Proof. (3) $\Rightarrow$  (2): Let ${\mathfrak {p}}\in \operatorname {Spec} (A)$ . If ${\mathfrak {p}}$  is nonzero, it then contains a nonzero element x, which we factor into irreducibles: $x=p_{1}...p_{n}$ . Then $p_{j}\in {\mathfrak {p}}$  for some $j$ . Finally, irreducibles are prime since $A$  is a GCD domain. (2) $\Rightarrow$  (1): Let $S$  be the set of all products of prime elements. Clearly, $S$  satisfies the hypothesis of Theorem A.11 (i.e., closed under multiplication).
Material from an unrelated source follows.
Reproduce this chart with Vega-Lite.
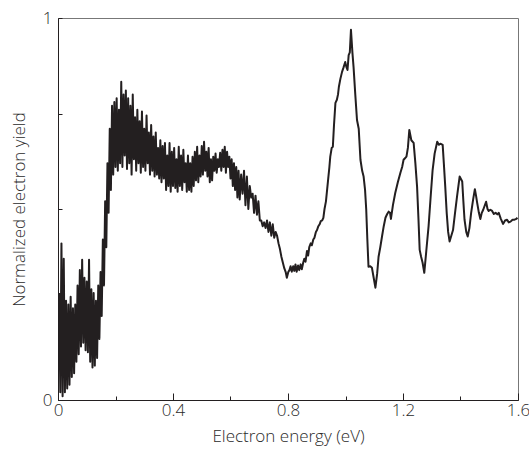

Suppose, on the contrary, there is a nonzero nonunit $x$ . It is easy to see that since $x\not \in S$ , $(x)$  and $S$  are disjoint. Thus, by Theorem A.11, there is a prime ideal ${\mathfrak {p}}$  containing $x$  and disjoint from $S$ . But, by (2), ${\mathfrak {p}}$  contains a prime element $y$ ; that is, ${\mathfrak {p}}$  intersects $S$ , contradiction. (1) $\Rightarrow$  (3): By uniqueness of factorization, it is clear that $A$  is a GCD domain. $\square$

A domain satisfying the equivalent conditions in the theorem is called a unique factorization domain or a UFD for short.

Corollary. If $A$  is a UFD, then $A[X]$  is a UFD. If A is a principal ideal domain, then $A[[X]]$  is a UFD.

Theorem A.13 (Nagata criterion). Let A be a domain, and $S\subset A$  a multiplicatively closed subset generated by prime elements. Then $A$  is a UFD if and only if $S^{-1}A$  is a UFD.